The Worker Adjustment and Retraining Notification (WARN) Act requires qualifying employers to provide written notice at least 60 calendar days in advance of plant closings and mass layoffs. An exception to the Act exists, however, for “unforeseeable business circumstances.” Under that exception, no advance notice is required when the layoff event is the result of business circumstances caused by a sudden, dramatic, and unexpected condition. In its July 2, 2012, decision in United Steel Workers Local 2660 v. U.S. Steel Corp., the Eighth Circuit approved a shortened WARN Act notice for the employer, holding that the current economic downturn fell within that “unforeseeable business circumstances” exception.

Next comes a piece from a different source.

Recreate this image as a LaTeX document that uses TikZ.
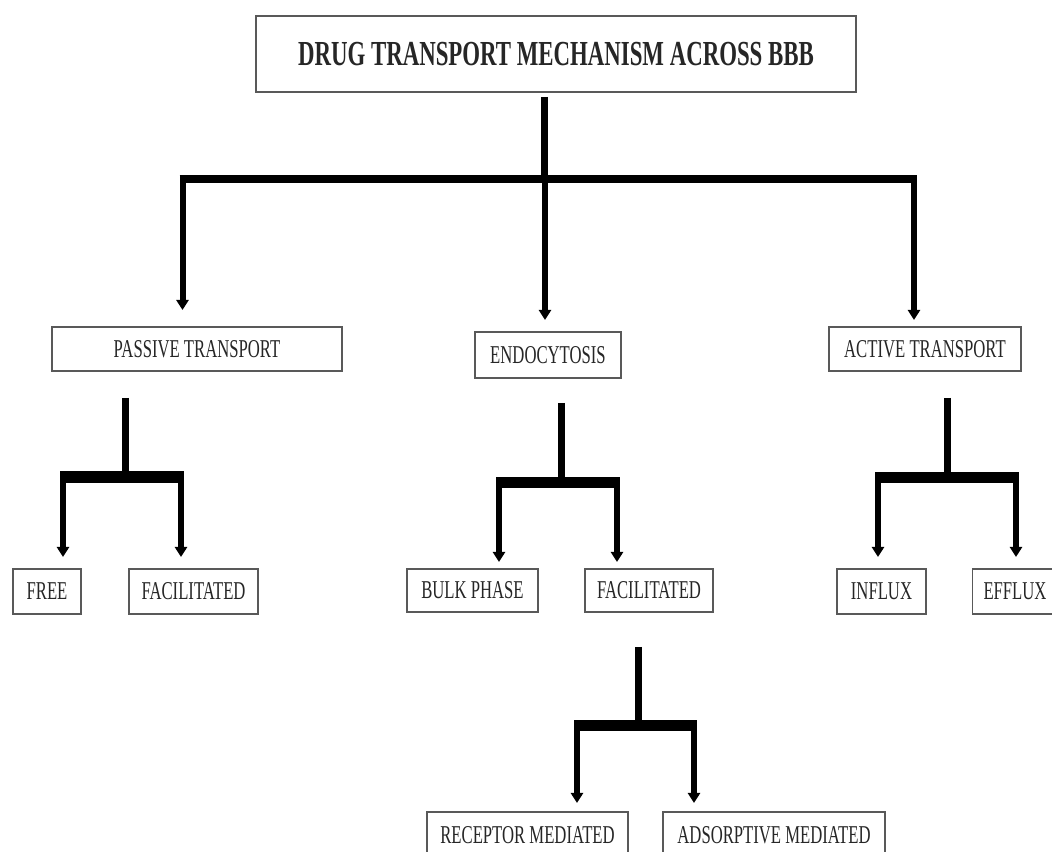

In the case, the employer had provided only four day’s notice before laying off 313 employees at a plant in early December 2008. The union sued, arguing that the employer knew that layoffs were anticipated far earlier and so had violated the WARN Act. The union pointed to an October 2008 press release from the employer that had acknowledged — two months before the layoff — that demand for its products had decreased due to the economic downturn. The court gave more weight, however, to evidence from the employer illustrating that the sharp decrease in demand for its products was not fully apparent until late November 2008, just days before the employer gave notice of the layoff.

In determining whether the business circumstances that caused the layoffs were reasonably foreseeable, the Eight Circuit focused on the employer’s business judgment, asking whether the employer “exercise[d] such commercially reasonable business judgment as would a similarly situated employer in predicting the demands of its particular market.” The court determined that, in this case, the 2008 economic crisis and the dramatic decline in demand constituted an “unforeseeable business circumstance” under the WARN Act. As a result, the employer had not violated the Act by giving only four day’s warning to employees before the mass layoff.

Importantly for employers, the Eighth Circuit’s decision demonstrates that the ongoing economic recession and any resulting decreases in demand for a service or product may satisfy the “unforeseeable business circumstances” exception to the WARN Act. In all cases, the question will be the employer exercised “commercially reasonable business judgment as would a similarly situated employer” in its market.